Smoke rises from a building as fire broke out at a garment factory and a chemical warehouse in Dhaka, Bangladesh, on October 14, 2025.
| Photo Credit:
Reuters
The fire was eventually brought under control, and firefighters are continuing their search operations within the factory premises. Talha Bin Jasim, an officer from the Fire Service and Civil Defence Media Wing, indicated that the casualty count might still increase.
Emergency services received the initial report of the fire at 11:40 a.m. local time, with the first response team arriving at 11:56 a.m. Nine firefighting units were deployed to the scene, located in Rupnagar, near the Bangladesh University of Business and Technology (BUBT), successfully extinguishing the flames.
This incident is a grim reminder of Bangladesh’s persistent struggle with industrial safety. The nation has a long and tragic history of industrial disasters, frequently attributed to a lack of proper safety measures and enforcement.

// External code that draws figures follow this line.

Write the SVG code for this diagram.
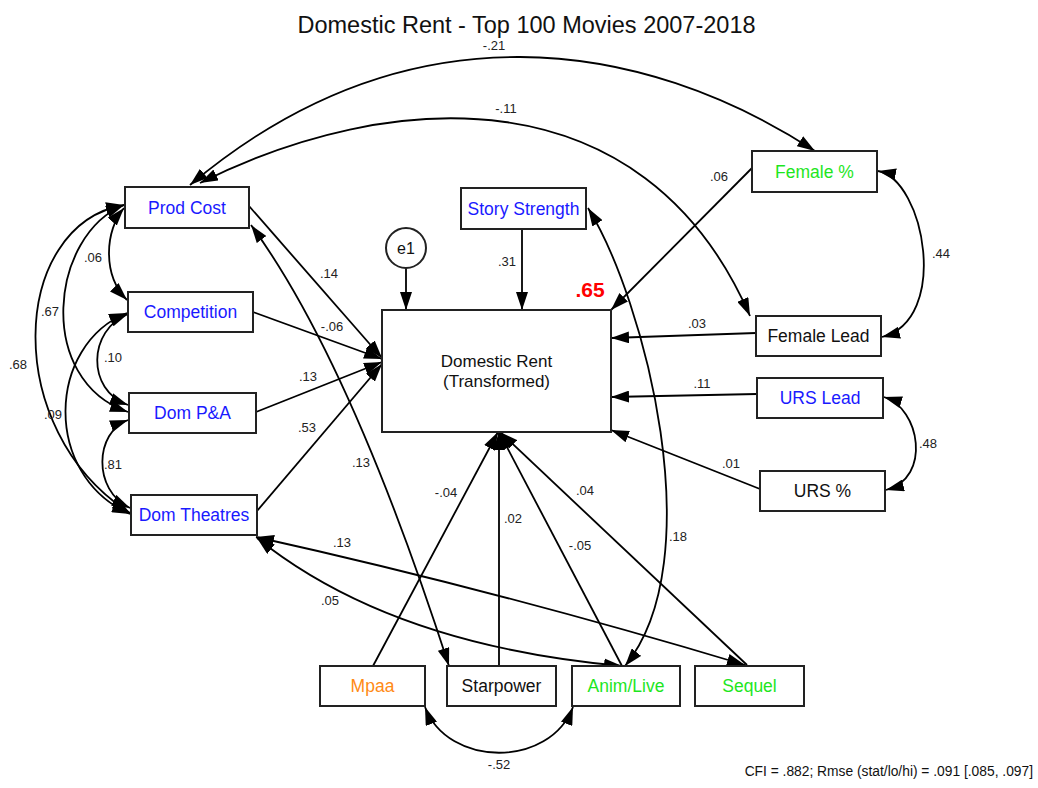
<svg xmlns="http://www.w3.org/2000/svg" width="1038" height="788" viewBox="0 0 1038 788">
<style>
.box{fill:#fff;stroke:#222;stroke-width:2}
.t{font-family:"Liberation Sans",Arial,sans-serif;font-size:17.5px;text-anchor:middle}
.blue{fill:#1a1aff}.green{fill:#1ee61e}.orange{fill:#ff8a14}.black{fill:#111}
.lbl{font-family:"Liberation Sans",Arial,sans-serif;font-size:13px;text-anchor:middle;fill:#222}
.c{fill:none;stroke:#000;stroke-width:1.8}
.one{marker-end:url(#ah)}
.two{marker-start:url(#ah);marker-end:url(#ah)}
</style>
<defs>
<marker id="ah" markerUnits="userSpaceOnUse" markerWidth="18" markerHeight="12" refX="18" refY="6" orient="auto-start-reverse"><path d="M0,0 L18,6 L0,12 z" fill="#000"/></marker>
</defs>
<rect width="1038" height="788" fill="#fff"/>
<text x="526.5" y="33" style="font-family:'Liberation Sans',Arial,sans-serif;font-size:23.5px;text-anchor:middle;fill:#111">Domestic Rent - Top 100 Movies 2007-2018</text>

<g id="connectors">
<path class="c two" d="M190,185 C409,1 643,39 815,151"/>
<path class="c two" d="M200,183 C387,89 643,70 750,316"/>
<path class="c one" d="M752,168 L611,310"/>
<path class="c one" d="M522,229 L522,310"/>
<path class="c one" d="M406,268 L406,310"/>
<path class="c one" d="M249,206 L382,358"/>
<path class="c one" d="M253,312 L382,359"/>
<path class="c one" d="M256,412 L382,362"/>
<path class="c one" d="M257,511 L382,364"/>
<path class="c one" d="M756,333 L611,338"/>
<path class="c one" d="M757,394 L611,397"/>
<path class="c one" d="M760,489 L611,430"/>
<path class="c one" d="M373,666 L498,432"/>
<path class="c one" d="M499,666 L499,432"/>
<path class="c one" d="M622,666 L499,432"/>
<path class="c one" d="M747,665 L500,432"/>
<path class="c two" d="M251,225 Q350,360 449,666"/>
<path class="c two" d="M256,537 Q495,590 745,665"/>
<path class="c two" d="M257,538 Q390,645 622,666"/>
<path class="c two" d="M588,208 C645,300 712,560 625,666"/>
<path class="c two" d="M878,171 C925,180 950,320 882,337"/>
<path class="c two" d="M884,397 C920,408 932,478 886,490"/>
<path class="c two" d="M425,707 C448,768 550,768 573,707"/>
<path class="c two" d="M124,208 C105,230 102,275 127,300"/>
<path class="c two" d="M124,205 C50,235 35,380 128,412"/>
<path class="c two" d="M124,205 C10,225 0,430 130,513"/>
<path class="c two" d="M128,314 C88,330 86,390 128,405"/>
<path class="c two" d="M127,313 C47,345 42,475 130,514"/>
<path class="c two" d="M128,420 C95,432 92,490 130,508"/>
<g id="labels">
<text class="lbl" x="494" y="50">-.21</text>
<text class="lbl" x="506" y="113">-.11</text>
<text class="lbl" x="719" y="181">.06</text>
<text class="lbl" x="329" y="278">.14</text>
<text class="lbl" x="507" y="266">.31</text>
<text class="lbl" x="93" y="262">.06</text>
<text class="lbl" x="50" y="316">.67</text>
<text class="lbl" x="18" y="369">.68</text>
<text class="lbl" x="113" y="362">.10</text>
<text class="lbl" x="53" y="419">.09</text>
<text class="lbl" x="113" y="469">.81</text>
<text class="lbl" x="332" y="331">-.06</text>
<text class="lbl" x="308" y="381">.13</text>
<text class="lbl" x="307" y="432">.53</text>
<text class="lbl" x="361" y="467">.13</text>
<text class="lbl" x="342" y="547">.13</text>
<text class="lbl" x="330" y="605">.05</text>
<text class="lbl" x="697" y="328">.03</text>
<text class="lbl" x="702" y="388">.11</text>
<text class="lbl" x="731" y="468">.01</text>
<text class="lbl" x="928" y="448">.48</text>
<text class="lbl" x="941" y="258">.44</text>
<text class="lbl" x="446" y="497">-.04</text>
<text class="lbl" x="513" y="523">.02</text>
<text class="lbl" x="585" y="495">.04</text>
<text class="lbl" x="580" y="550">-.05</text>
<text class="lbl" x="678" y="541">.18</text>
<text class="lbl" x="499" y="769">-.52</text>
<text x="590" y="297" style="font-family:'Liberation Sans',Arial,sans-serif;font-size:21px;font-weight:bold;text-anchor:middle;fill:#ff0000">.65</text>
</g>
</g>

<g id="prod-cost"><rect class="box" x="125" y="187" width="124" height="41"/><text class="t blue" x="187" y="214">Prod Cost</text></g>
<g id="story-strength"><rect class="box" x="461" y="188" width="125" height="41"/><text class="t blue" x="523.5" y="215">Story Strength</text></g>
<g id="female-pct"><rect class="box" x="752" y="151" width="125" height="41"/><text class="t green" x="814.5" y="178">Female %</text></g>
<g id="e1"><circle cx="406" cy="248" r="20" fill="#fff" stroke="#222" stroke-width="2"/><text class="t black" x="406" y="254" style="font-size:16px">e1</text></g>
<g id="competition"><rect class="box" x="128" y="292" width="125" height="40"/><text class="t blue" x="190.5" y="318">Competition</text></g>
<g id="dom-pa"><rect class="box" x="129" y="393" width="127" height="40"/><text class="t blue" x="192.5" y="419">Dom P&amp;A</text></g>
<g id="dom-theatres"><rect class="box" x="131" y="495" width="126" height="40"/><text class="t blue" x="194" y="521">Dom Theatres</text></g>
<g id="domestic-rent"><rect class="box" x="382" y="310" width="229" height="122"/><text class="t black" x="496.5" y="367" style="font-size:17px">Domestic Rent</text><text class="t black" x="496.5" y="387" style="font-size:17px">(Transformed)</text></g>
<g id="female-lead"><rect class="box" x="756" y="316" width="125" height="40"/><text class="t black" x="818.5" y="342">Female Lead</text></g>
<g id="urs-lead"><rect class="box" x="757" y="378" width="126" height="40"/><text class="t blue" x="820" y="404">URS Lead</text></g>
<g id="urs-pct"><rect class="box" x="760" y="471" width="125" height="40"/><text class="t black" x="822.5" y="497">URS %</text></g>
<g id="mpaa"><rect class="box" x="320" y="666" width="105" height="40"/><text class="t orange" x="372.5" y="692">Mpaa</text></g>
<g id="starpower"><rect class="box" x="447" y="666" width="109" height="40"/><text class="t black" x="501.5" y="692">Starpower</text></g>
<g id="anim-live"><rect class="box" x="572" y="666" width="108" height="40"/><text class="t green" x="626" y="692">Anim/Live</text></g>
<g id="sequel"><rect class="box" x="695" y="666" width="109" height="40"/><text class="t green" x="749.5" y="692">Sequel</text></g>

<text x="1033" y="776" style="font-family:'Liberation Sans',Arial,sans-serif;font-size:13.8px;text-anchor:end;fill:#111">CFI = .882; Rmse (stat/lo/hi) = .091 [.085, .097]</text>
</svg>
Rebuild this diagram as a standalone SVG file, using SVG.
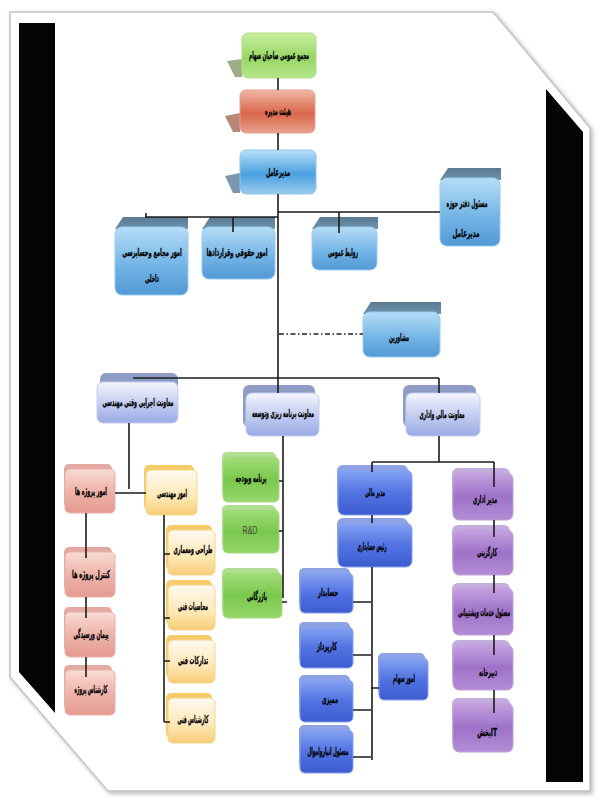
<svg xmlns="http://www.w3.org/2000/svg" width="602" height="805" viewBox="0 0 602 805">
<defs>
<filter id="sh" x="-5%" y="-5%" width="110%" height="110%"><feDropShadow dx="2" dy="2" stdDeviation="2" flood-color="#888" flood-opacity="0.6"/></filter>
<linearGradient id="gGreenTop" x1="0" y1="0" x2="0" y2="1"><stop offset="0" stop-color="#c8f0a0"/><stop offset="0.55" stop-color="#98d664"/><stop offset="1" stop-color="#b4e68a"/></linearGradient>
<linearGradient id="gRedTop" x1="0" y1="0" x2="0" y2="1"><stop offset="0" stop-color="#f0b8a4"/><stop offset="0.55" stop-color="#d9664a"/><stop offset="1" stop-color="#e9a28c"/></linearGradient>
<linearGradient id="gBlueTop" x1="0" y1="0" x2="0" y2="1"><stop offset="0" stop-color="#b8e0f8"/><stop offset="0.55" stop-color="#4a9fe0"/><stop offset="1" stop-color="#9ccdf0"/></linearGradient>
<linearGradient id="g3d" x1="0" y1="0" x2="0" y2="1"><stop offset="0" stop-color="#b6ddf7"/><stop offset="0.6" stop-color="#70b2e4"/><stop offset="1" stop-color="#5399d6"/></linearGradient>
<linearGradient id="gTop3d" x1="0" y1="0" x2="0" y2="1"><stop offset="0" stop-color="#5a7a92"/><stop offset="1" stop-color="#6e92ae"/></linearGradient>
<linearGradient id="gLav" x1="0" y1="0" x2="0" y2="1"><stop offset="0" stop-color="#f4f5fd"/><stop offset="0.6" stop-color="#bcc7ef"/><stop offset="1" stop-color="#9aabe4"/></linearGradient>
<linearGradient id="gPink" x1="0" y1="0" x2="0" y2="1"><stop offset="0" stop-color="#f8dcd4"/><stop offset="0.5" stop-color="#eeb4aa"/><stop offset="1" stop-color="#e49a90"/></linearGradient>
<linearGradient id="gOrange" x1="0" y1="0" x2="0" y2="1"><stop offset="0" stop-color="#fffaf0"/><stop offset="0.6" stop-color="#fde8b6"/><stop offset="1" stop-color="#f7cd76"/></linearGradient>
<linearGradient id="gGreen" x1="0" y1="0" x2="0" y2="1"><stop offset="0" stop-color="#a2dc78"/><stop offset="0.5" stop-color="#7ac84e"/><stop offset="1" stop-color="#96d76c"/></linearGradient>
<linearGradient id="gBlue" x1="0" y1="0" x2="0" y2="1"><stop offset="0" stop-color="#86a4f2"/><stop offset="0.5" stop-color="#5273e2"/><stop offset="1" stop-color="#3c5cd0"/></linearGradient>
<linearGradient id="gPurple" x1="0" y1="0" x2="0" y2="1"><stop offset="0" stop-color="#c6a2e0"/><stop offset="0.5" stop-color="#9e72c8"/><stop offset="1" stop-color="#b48cd6"/></linearGradient>
<style>
text{font-family:"DejaVu Sans Condensed","DejaVu Sans",sans-serif;font-weight:bold;font-size:11px;fill:#000;stroke:#000;stroke-width:0.3;text-anchor:middle}
text.rd{font-weight:normal;fill:#444;stroke:none;font-family:"Liberation Sans",sans-serif;font-size:10px}
.ln{stroke:#1c1c1c;stroke-width:1.6;fill:none}
.dd{stroke:#222;stroke-width:1.6;fill:none;stroke-dasharray:5 2.5 1.5 2.5}
.gt{fill:url(#gGreenTop);stroke:#b0dc88;stroke-width:1}
.rt{fill:url(#gRedTop);stroke:#e0a090;stroke-width:1}
.bt{fill:url(#gBlueTop);stroke:#90c4ea;stroke-width:1}
.shg{fill:#9bae88}.shr{fill:#b98676}.shb{fill:#7b97ae}
.top3{fill:url(#gTop3d)}
.f3{fill:url(#g3d);stroke:#9acbee;stroke-width:1}
.lavb{fill:#8e9cc6}.lavf{fill:url(#gLav);stroke:#c4cdf0;stroke-width:1}
.pkb{fill:#e4aaa2}.pkf{fill:url(#gPink);stroke:#e8b0a8;stroke-width:1}
.orb{fill:#f6cc68}.orf{fill:url(#gOrange);stroke:#f6d48a;stroke-width:1}
.grb{fill:#b2de94}.grf{fill:url(#gGreen);stroke:#a6da80;stroke-width:1}
.blb{fill:#8ea2e4}.blf{fill:url(#gBlue);stroke:#8aa0ec;stroke-width:1}
.pub{fill:#c4acdc}.puf{fill:url(#gPurple);stroke:#c0a0dc;stroke-width:1}
</style>
</defs>
<rect width="602" height="805" fill="#fff"/>
<polygon points="10,12 493,12 590,128 590,791 108,791 10,677" fill="#fff" stroke="#c4c4c4" stroke-width="1.5" filter="url(#sh)"/>
<polygon points="19,23 55,23 55,713 19,672" fill="#050505"/>
<polygon points="546,89 583,132 583,782 546,782" fill="#050505"/>

<g id="nodes">
<g id="n_assembly"><polygon class="shg" points="227,61 242,59 242,77 235,77"/><rect class="gt" x="242" y="33" width="74" height="45" rx="6"/><text x="279" y="59" textLength="60" lengthAdjust="spacingAndGlyphs">مجمع عمومی صاحبان سهام</text></g>
<g id="n_board"><polygon class="shr" points="225,116 240,113 240,132 233,132"/><rect class="rt" x="240" y="90" width="75" height="43" rx="6"/><text x="278" y="115" textLength="26" lengthAdjust="spacingAndGlyphs">هیئت مدیره</text></g>
<g id="n_ceo"><polygon class="shb" points="225,176 240,173 240,193 233,193"/><rect class="bt" x="240" y="150" width="76" height="44" rx="6"/><text x="278" y="176" textLength="24" lengthAdjust="spacingAndGlyphs">مدیرعامل</text></g>

<g id="n_audit"><polygon class="top3" points="123,217 188,217 188,229 115,229"/><rect class="f3" x="115" y="227" width="73" height="68" rx="7"/><text transform="translate(152 256) scale(0.52 1)">امور مجامع وحسابرسی</text><text x="152" y="282" textLength="14" lengthAdjust="spacingAndGlyphs">داخلی</text></g>
<g id="n_legal"><polygon class="top3" points="210,217 275,217 275,229 202,229"/><rect class="f3" x="202" y="227" width="73" height="52" rx="7"/><text transform="translate(237 256) scale(0.52 1)">امور حقوقی وقراردادها</text></g>
<g id="n_pr"><polygon class="top3" points="320,217 378,217 378,229 312,229"/><rect class="f3" x="312" y="227" width="65" height="43" rx="7"/><text x="343" y="256" textLength="30" lengthAdjust="spacingAndGlyphs">روابط عمومی</text></g>
<g id="n_office"><polygon class="top3" points="448,168 501,168 501,180 440,180"/><rect class="f3" x="440" y="178" width="60" height="68" rx="7"/><text x="467" y="207" textLength="41" lengthAdjust="spacingAndGlyphs">مسئول دفتر حوزه</text><text x="466" y="237" textLength="27" lengthAdjust="spacingAndGlyphs">مدیرعامل</text></g>
<g id="n_advisors"><polygon class="top3" points="371,302 441,302 441,314 363,314"/><rect class="f3" x="363" y="312" width="77" height="45" rx="7"/><text x="399" y="341" textLength="20" lengthAdjust="spacingAndGlyphs">مشاورین</text></g>

<g id="n_exec"><rect class="lavb" x="100" y="373" width="78" height="40" rx="6"/><rect class="lavf" x="97" y="382" width="81" height="41" rx="6"/><text x="138" y="406" textLength="71" lengthAdjust="spacingAndGlyphs">معاونت اجرایی وفنی مهندسی</text></g>
<g id="n_plan"><rect class="lavb" x="243" y="385" width="72" height="42" rx="6"/><rect class="lavf" x="246" y="393" width="73" height="43" rx="6"/><text x="283" y="417" textLength="62" lengthAdjust="spacingAndGlyphs">معاونت برنامه ریزی وتوسعه</text></g>
<g id="n_fin"><rect class="lavb" x="403" y="385" width="73" height="42" rx="6"/><rect class="lavf" x="406" y="393" width="74" height="43" rx="6"/><text x="442" y="418" textLength="45" lengthAdjust="spacingAndGlyphs">معاونت مالی واداری</text></g>

<g id="n_projects"><rect class="pkb" x="64" y="464" width="48" height="44" rx="5"/><rect class="pkf" x="65" y="469" width="50" height="44" rx="5"/><text x="91" y="495" textLength="32" lengthAdjust="spacingAndGlyphs">امور پروژه ها</text></g>
<g id="n_pcontrol"><rect class="pkb" x="64" y="547" width="48" height="45" rx="5"/><rect class="pkf" x="65" y="552" width="50" height="45" rx="5"/><text x="91" y="578" textLength="38" lengthAdjust="spacingAndGlyphs">کنترل پروژه ها</text></g>
<g id="n_contract"><rect class="pkb" x="64" y="607" width="48" height="45" rx="5"/><rect class="pkf" x="65" y="612" width="50" height="45" rx="5"/><text x="91" y="638" textLength="35" lengthAdjust="spacingAndGlyphs">پیمان ورسیدگی</text></g>
<g id="n_pexpert"><rect class="pkb" x="64" y="665" width="48" height="45" rx="5"/><rect class="pkf" x="65" y="670" width="50" height="45" rx="5"/><text x="91" y="693" textLength="33" lengthAdjust="spacingAndGlyphs">کارشناس پروژه</text></g>

<g id="n_eng"><rect class="orb" x="144" y="465" width="50" height="45" rx="5"/><rect class="orf" x="146" y="470" width="51" height="45" rx="5"/><text x="172" y="497" textLength="30" lengthAdjust="spacingAndGlyphs">امور مهندسی</text></g>
<g id="n_arch"><rect class="orb" x="166" y="525" width="46" height="45" rx="5"/><rect class="orf" x="168" y="530" width="47" height="45" rx="5"/><text x="193" y="553" textLength="39" lengthAdjust="spacingAndGlyphs">طراحی ومعماری</text></g>
<g id="n_calc"><rect class="orb" x="166" y="580" width="46" height="45" rx="5"/><rect class="orf" x="168" y="585" width="47" height="45" rx="5"/><text x="193" y="610" textLength="30" lengthAdjust="spacingAndGlyphs">محاسبات فنی</text></g>
<g id="n_supply"><rect class="orb" x="166" y="635" width="46" height="43" rx="5"/><rect class="orf" x="168" y="640" width="47" height="43" rx="5"/><text x="193" y="664" textLength="30" lengthAdjust="spacingAndGlyphs">تداركات فنی</text></g>
<g id="n_texpert"><rect class="orb" x="166" y="693" width="46" height="45" rx="5"/><rect class="orf" x="168" y="698" width="47" height="45" rx="5"/><text x="193" y="723" textLength="31" lengthAdjust="spacingAndGlyphs">کارشناس فنی</text></g>

<g id="n_budget"><rect class="grb" x="222" y="452" width="54" height="45" rx="5"/><rect class="grf" x="223" y="457" width="56" height="45" rx="5"/><text x="251" y="482" textLength="31" lengthAdjust="spacingAndGlyphs">برنامه وبودجه</text></g>
<g id="n_rd"><rect class="grb" x="222" y="505" width="54" height="43" rx="5"/><rect class="grf" x="223" y="510" width="56" height="43" rx="5"/><text class="rd" x="250" y="534" textLength="15" lengthAdjust="spacingAndGlyphs">R&amp;D</text></g>
<g id="n_commerce"><rect class="grb" x="222" y="568" width="57" height="45" rx="5"/><rect class="grf" x="223" y="573" width="59" height="45" rx="5"/><text x="257" y="600" textLength="20" lengthAdjust="spacingAndGlyphs">بازرگانی</text></g>

<g id="n_finmgr"><rect class="blb" x="337" y="465" width="71" height="45" rx="6"/><rect class="blf" x="338" y="470" width="74" height="45" rx="6"/><text x="375" y="496" textLength="20" lengthAdjust="spacingAndGlyphs">مدیر مالی</text></g>
<g id="n_chiefacc"><rect class="blb" x="337" y="518" width="71" height="44" rx="6"/><rect class="blf" x="338" y="523" width="74" height="44" rx="6"/><text x="372" y="550" textLength="29" lengthAdjust="spacingAndGlyphs">رئیس حسابداری</text></g>
<g id="n_acc"><rect class="blb" x="299" y="568" width="51" height="40" rx="5"/><rect class="blf" x="300" y="573" width="53" height="40" rx="5"/><text x="328" y="596" textLength="20" lengthAdjust="spacingAndGlyphs">حسابدار</text></g>
<g id="n_buyer"><rect class="blb" x="299" y="622" width="51" height="41" rx="5"/><rect class="blf" x="300" y="627" width="53" height="41" rx="5"/><text x="327" y="650" textLength="20" lengthAdjust="spacingAndGlyphs">کارپرداز</text></g>
<g id="n_audit2"><rect class="blb" x="299" y="675" width="51" height="42" rx="5"/><rect class="blf" x="300" y="680" width="53" height="42" rx="5"/><text x="330" y="703" textLength="16" lengthAdjust="spacingAndGlyphs">ممیزی</text></g>
<g id="n_store"><rect class="blb" x="299" y="725" width="51" height="43" rx="5"/><rect class="blf" x="300" y="730" width="53" height="43" rx="5"/><text x="328" y="755" textLength="41" lengthAdjust="spacingAndGlyphs">مسئول انبارواموال</text></g>
<g id="n_shares"><rect class="blb" x="378" y="653" width="47" height="42" rx="5"/><rect class="blf" x="379" y="658" width="49" height="42" rx="5"/><text x="404" y="682" textLength="22" lengthAdjust="spacingAndGlyphs">امور سهام</text></g>

<g id="n_admin"><rect class="pub" x="452" y="468" width="58" height="47" rx="6"/><rect class="puf" x="453" y="473" width="60" height="47" rx="6"/><text x="485" y="503" textLength="24" lengthAdjust="spacingAndGlyphs">مدیر اداری</text></g>
<g id="n_hr"><rect class="pub" x="452" y="525" width="58" height="45" rx="6"/><rect class="puf" x="453" y="530" width="60" height="45" rx="6"/><text x="487" y="556" textLength="20" lengthAdjust="spacingAndGlyphs">کارگزینی</text></g>
<g id="n_support"><rect class="pub" x="452" y="583" width="58" height="47" rx="6"/><rect class="puf" x="453" y="588" width="60" height="47" rx="6"/><text x="484" y="616" textLength="52" lengthAdjust="spacingAndGlyphs">مسئول خدمات وپشتیبانی</text></g>
<g id="n_secretariat"><rect class="pub" x="452" y="640" width="58" height="45" rx="6"/><rect class="puf" x="453" y="645" width="60" height="45" rx="6"/><text x="488" y="676" textLength="18" lengthAdjust="spacingAndGlyphs">دبیرخانه</text></g>
<g id="n_it"><rect class="pub" x="452" y="698" width="58" height="49" rx="6"/><rect class="puf" x="453" y="703" width="60" height="49" rx="6"/><text transform="translate(484 736) scale(0.55 1)">بخش</text><text transform="translate(494 736) scale(0.6 1)">IT</text></g>
</g>

<g id="connectors">
<path class="ln" d="M278 78V90M278 133V150M278 194V378"/>
<path class="ln" d="M145 217H278M278 212H440M146 213V217M233 217V232M339 212V233"/>
<path class="dd" d="M279 334H363"/>
<path class="ln" d="M133 378H439M278 378V393M439 378V393"/>
<path class="ln" d="M129 423V489M115 493H146"/>
<path class="ln" d="M86 513V558M86 597V618M86 657V677"/>
<path class="ln" d="M164 515V722M164 554H170M164 618H170M164 661H170M164 722H170"/>
<path class="ln" d="M283 436V598M279 481H283M279 531H283M282 602H287"/>
<path class="ln" d="M439 436V462M372 462H494M372 462V472M372 515V523M372 567V760M353 602H371M353 655H371M353 710H371M353 757H371M371 688H379"/>
<path class="ln" d="M494 462V487M494 520V537M494 575V593M494 635V655M494 690V713"/>
</g>
</svg>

Previous major industrial fires include a 2021 blaze at a food and drink factory that killed at least 52 people. In February 2019, a fire tore through a densely packed 400-year-old area of Old Dhaka, claiming 67 lives. A garment factory fire in Dhaka in 2012 resulted in the deaths of approximately 117 workers who were trapped by locked exits. The country’s deadliest industrial catastrophe was the 2013 Rana Plaza garment factory collapse, which killed over 1,100 people. Another chemical storage fire in Old Dhaka in 2010 left at least 123 dead.